→ **COLLECTED MATERIAL**
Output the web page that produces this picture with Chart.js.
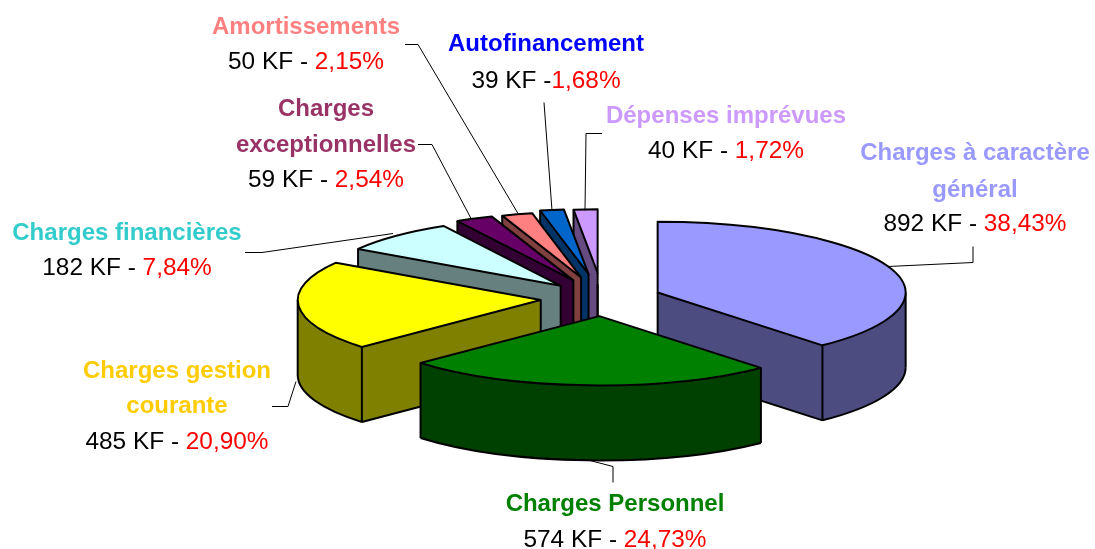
<!DOCTYPE html>
<html>
<head>
<meta charset="utf-8">
<title>Charges</title>
<script src="https://cdn.jsdelivr.net/npm/chart.js@4"></script>
<style>
  html, body { margin: 0; padding: 0; background: #fff; overflow: hidden; }
  canvas { display: block; }
</style>
</head>
<body>
<canvas id="pie" width="1095" height="549"></canvas>
<script>
// data
const categories = ['Charges à caractère général', 'Charges Personnel', 'Charges gestion courante', 'Charges financières',
    'Charges exceptionnelles', 'Amortissements', 'Autofinancement', 'Dépenses imprévues'];
const kfValues = [892, 574, 485, 182, 59, 50, 39, 40];
const percents = ['38,43%', '24,73%', '20,90%', '7,84%', '2,54%', '2,15%', '1,68%', '1,72%'];

// slice styles
const sliceColors = ['#9999ff', '#008000', '#ffff00', '#ccffff', '#660066', '#ff8080', '#0066cc', '#cc99ff'];
const wallColors = ['#4c4c80', '#004000', '#808000', '#668080', '#330033', '#804040', '#003366', '#664c80'];
const labelColors = ['#9999ff', '#008000', '#ffcc00', '#33cccc', '#993366', '#ff8080', '#0000ff', '#cc99ff'];

// 3d look
const explode = [59, 62, 62, 61, 70, 77, 87, 90];
const sliceScale = [1, 0.98, 0.98, 0.97, 0.96, 0.93, 0.92, 0.9];
const pieX = 602.5, pieY = 298.5, tilt = 0.285, depth = 75, radius = 248;

// label layout: x centre, baselines of the title lines, baseline of the value line
const labelLines = [
    { title: ['Charges à caractère', 'général'], x: 975, y: [160, 197], vy: 231, sep: ' - ' },
    { title: ['Charges Personnel'], x: 615, y: [511], vy: 547, sep: ' - ' },
    { title: ['Charges gestion', 'courante'], x: 177, y: [378, 413], vy: 449, sep: ' - ' },
    { title: ['Charges financières'], x: 127, y: [240], vy: 275, sep: ' - ' },
    { title: ['Charges', 'exceptionnelles'], x: 326, y: [116, 152], vy: 187, sep: ' - ' },
    { title: ['Amortissements'], x: 306, y: [34], vy: 69, sep: ' - ' },
    { title: ['Autofinancement'], x: 546, y: [51], vy: 88, sep: ' -' },
    { title: ['Dépenses imprévues'], x: 726, y: [123], vy: 158, sep: ' - ' }
];
const leaders = [
    [[973, 246], [973, 262], [888, 266]],
    [[613, 482], [613, 466], [590, 460]],
    [[272, 406], [288, 406], [296, 381]],
    [[245, 252], [262, 252], [393, 233]],
    [[418, 144], [432, 144], [471, 218]],
    [[405, 44], [418, 44], [518, 213]],
    [[544, 102], [552, 210]],
    [[602, 133], [586, 133], [585, 210]]
];

function sliceTransform(ctx, arc, i, dy) {
    const mid = (arc.startAngle + arc.endAngle) / 2;
    ctx.translate(pieX, pieY + dy);
    ctx.scale(1, tilt);
    ctx.translate(Math.cos(mid) * explode[i], Math.sin(mid) * explode[i]);
    ctx.scale(sliceScale[i], sliceScale[i]);
    ctx.translate(-arc.x, -arc.y);
}

function screenPoint(arc, i, angle, r) {
    const mid = (arc.startAngle + arc.endAngle) / 2;
    const s = sliceScale[i];
    return [
        pieX + Math.cos(mid) * explode[i] + Math.cos(angle) * r * s,
        pieY + (Math.sin(mid) * explode[i] + Math.sin(angle) * r * s) * tilt
    ];
}

function blackPen(ctx) {
    ctx.strokeStyle = '#000';
    ctx.lineWidth = 2;
    ctx.lineJoin = 'round';
}

function strokeTop(ctx, arc, i) {
    ctx.save();
    sliceTransform(ctx, arc, i, 0);
    ctx.beginPath();
    ctx.moveTo(arc.x, arc.y);
    ctx.arc(arc.x, arc.y, arc.outerRadius, arc.startAngle, arc.endAngle);
    ctx.closePath();
    ctx.restore();
    blackPen(ctx);
    ctx.stroke();
}

// only the bottom edges of the walls we can see
function strokeBottom(ctx, arc, i) {
    const s = arc.startAngle, e = arc.endAngle;
    ctx.save();
    sliceTransform(ctx, arc, i, depth);
    ctx.beginPath();
    const from = Math.max(s, 0), to = Math.min(e, Math.PI);
    if (from < to) {
        ctx.moveTo(arc.x + Math.cos(from) * arc.outerRadius, arc.y + Math.sin(from) * arc.outerRadius);
        ctx.arc(arc.x, arc.y, arc.outerRadius, from, to);
    }
    if (Math.cos(s) < 0) {
        ctx.moveTo(arc.x, arc.y);
        ctx.lineTo(arc.x + Math.cos(s) * arc.outerRadius, arc.y + Math.sin(s) * arc.outerRadius);
    }
    if (Math.cos(e) > 0) {
        ctx.moveTo(arc.x, arc.y);
        ctx.lineTo(arc.x + Math.cos(e) * arc.outerRadius, arc.y + Math.sin(e) * arc.outerRadius);
    }
    ctx.restore();
    blackPen(ctx);
    ctx.stroke();
}

function fillRadialWall(ctx, arc, i, angle) {
    const a = screenPoint(arc, i, 0, 0);
    const b = screenPoint(arc, i, angle, arc.outerRadius);
    ctx.beginPath();
    ctx.moveTo(a[0], a[1]);
    ctx.lineTo(b[0], b[1]);
    ctx.lineTo(b[0], b[1] + depth);
    ctx.lineTo(a[0], a[1] + depth);
    ctx.closePath();
    ctx.fill();
}

function fillWalls(ctx, arc, i) {
    const s = arc.startAngle, e = arc.endAngle;
    ctx.fillStyle = wallColors[i];
    if (Math.cos(s) < 0) fillRadialWall(ctx, arc, i, s);
    if (Math.cos(e) > 0) fillRadialWall(ctx, arc, i, e);
    const from = Math.max(s, 0), to = Math.min(e, Math.PI);
    if (from < to) {
        ctx.beginPath();
        ctx.save();
        sliceTransform(ctx, arc, i, 0);
        ctx.arc(arc.x, arc.y, arc.outerRadius, from, to);
        ctx.restore();
        ctx.save();
        sliceTransform(ctx, arc, i, depth);
        ctx.arc(arc.x, arc.y, arc.outerRadius, to, from, true);
        ctx.restore();
        ctx.closePath();
        ctx.fill();
    }
}

function drawTop(ctx, arc, i) {
    ctx.save();
    sliceTransform(ctx, arc, i, 0);
    arc.draw(ctx);
    ctx.restore();
}

function visibleEdges(arc) {
    const s = arc.startAngle, e = arc.endAngle, r = arc.outerRadius;
    const edges = [];
    if (Math.sin(s) > 0 || Math.cos(s) < -0.001) edges.push([s, r]);
    if (Math.sin(e) > 0 || Math.cos(e) > 0.001) edges.push([e, r]);
    if (Math.cos(s) < -0.001 || Math.cos(e) > 0.001) edges.push([0, 0]);
    [0, Math.PI].forEach(function (a) {
        if (a > s && a < e) edges.push([a, r]);
    });
    return edges;
}

function drawSlice(ctx, arc, i) {
    fillWalls(ctx, arc, i);
    strokeBottom(ctx, arc, i);
    blackPen(ctx);
    visibleEdges(arc).forEach(function (edge) {
        const p = screenPoint(arc, i, edge[0], edge[1]);
        ctx.beginPath();
        ctx.moveTo(p[0], p[1]);
        ctx.lineTo(p[0], p[1] + depth);
        ctx.stroke();
    });
    drawTop(ctx, arc, i);
    strokeTop(ctx, arc, i);
}

function drawLabels(ctx) {
    ctx.textBaseline = 'alphabetic';
    ctx.strokeStyle = '#000';
    ctx.lineWidth = 1;
    leaders.forEach(function (line) {
        ctx.beginPath();
        line.forEach(function (p, n) {
            if (n === 0) ctx.moveTo(p[0], p[1] + 0.5);
            else ctx.lineTo(p[0], p[1] + 0.5);
        });
        ctx.stroke();
    });
    labelLines.forEach(function (lab, i) {
        ctx.font = 'bold 24px "Liberation Sans"';
        ctx.textAlign = 'center';
        ctx.fillStyle = labelColors[i];
        lab.title.forEach(function (t, n) {
            ctx.fillText(t, lab.x, lab.y[n]);
        });
        ctx.font = '24.4px "Liberation Sans"';
        ctx.textAlign = 'left';
        const left = kfValues[i] + ' KF' + lab.sep;
        const w = ctx.measureText(left).width;
        const w2 = ctx.measureText(percents[i]).width;
        const x0 = lab.x - (w + w2) / 2;
        ctx.fillStyle = '#000';
        ctx.fillText(left, x0, lab.vy);
        ctx.fillStyle = '#ff0000';
        ctx.fillText(percents[i], x0 + w, lab.vy);
    });
}

const pie3d = {
    id: 'pie3d',
    beforeDatasetDraw: function (chart) {
        const ctx = chart.ctx;
        const arcs = chart.getDatasetMeta(0).data;
        const order = arcs.map(function (a, i) { return i; });
        // back slices first
        order.sort(function (a, b) {
            const ma = (arcs[a].startAngle + arcs[a].endAngle) / 2;
            const mb = (arcs[b].startAngle + arcs[b].endAngle) / 2;
            return Math.sin(ma) - Math.sin(mb);
        });
        order.forEach(function (i) {
            drawSlice(ctx, arcs[i], i);
        });
        return false;
    },
    afterDraw: function (chart) {
        drawLabels(chart.ctx);
    }
};

new Chart(document.getElementById('pie').getContext('2d'), {
    type: 'pie',
    data: {
        labels: categories,
        datasets: [{
            data: kfValues,
            backgroundColor: sliceColors,
            borderWidth: 0
        }]
    },
    options: {
        responsive: false,
        animation: false,
        radius: radius,
        plugins: {
            legend: { display: false },
            tooltip: { enabled: false }
        }
    },
    plugins: [pie3d]
});
</script>
</body>
</html>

→ **TASK INSTRUCTIONS**
Leave out the pictures and repeat exactly the lines from the start of the material through the line that contains "const pieX = 602.5, pieY", both included.

→ **RESPONSE**
Output the web page that produces this picture with Chart.js.
<!DOCTYPE html>
<html>
<head>
<meta charset="utf-8">
<title>Charges</title>
<script src="https://cdn.jsdelivr.net/npm/chart.js@4"></script>
<style>
  html, body { margin: 0; padding: 0; background: #fff; overflow: hidden; }
  canvas { display: block; }
</style>
</head>
<body>
<canvas id="pie" width="1095" height="549"></canvas>
<script>
// data
const categories = ['Charges à caractère général', 'Charges Personnel', 'Charges gestion courante', 'Charges financières',
    'Charges exceptionnelles', 'Amortissements', 'Autofinancement', 'Dépenses imprévues'];
const kfValues = [892, 574, 485, 182, 59, 50, 39, 40];
const percents = ['38,43%', '24,73%', '20,90%', '7,84%', '2,54%', '2,15%', '1,68%', '1,72%'];

// slice styles
const sliceColors = ['#9999ff', '#008000', '#ffff00', '#ccffff', '#660066', '#ff8080', '#0066cc', '#cc99ff'];
const wallColors = ['#4c4c80', '#004000', '#808000', '#668080', '#330033', '#804040', '#003366', '#664c80'];
const labelColors = ['#9999ff', '#008000', '#ffcc00', '#33cccc', '#993366', '#ff8080', '#0000ff', '#cc99ff'];

// 3d look
const explode = [59, 62, 62, 61, 70, 77, 87, 90];
const sliceScale = [1, 0.98, 0.98, 0.97, 0.96, 0.93, 0.92, 0.9];
const pieX = 602.5, pieY = 298.5, tilt = 0.285, depth = 75, radius = 248;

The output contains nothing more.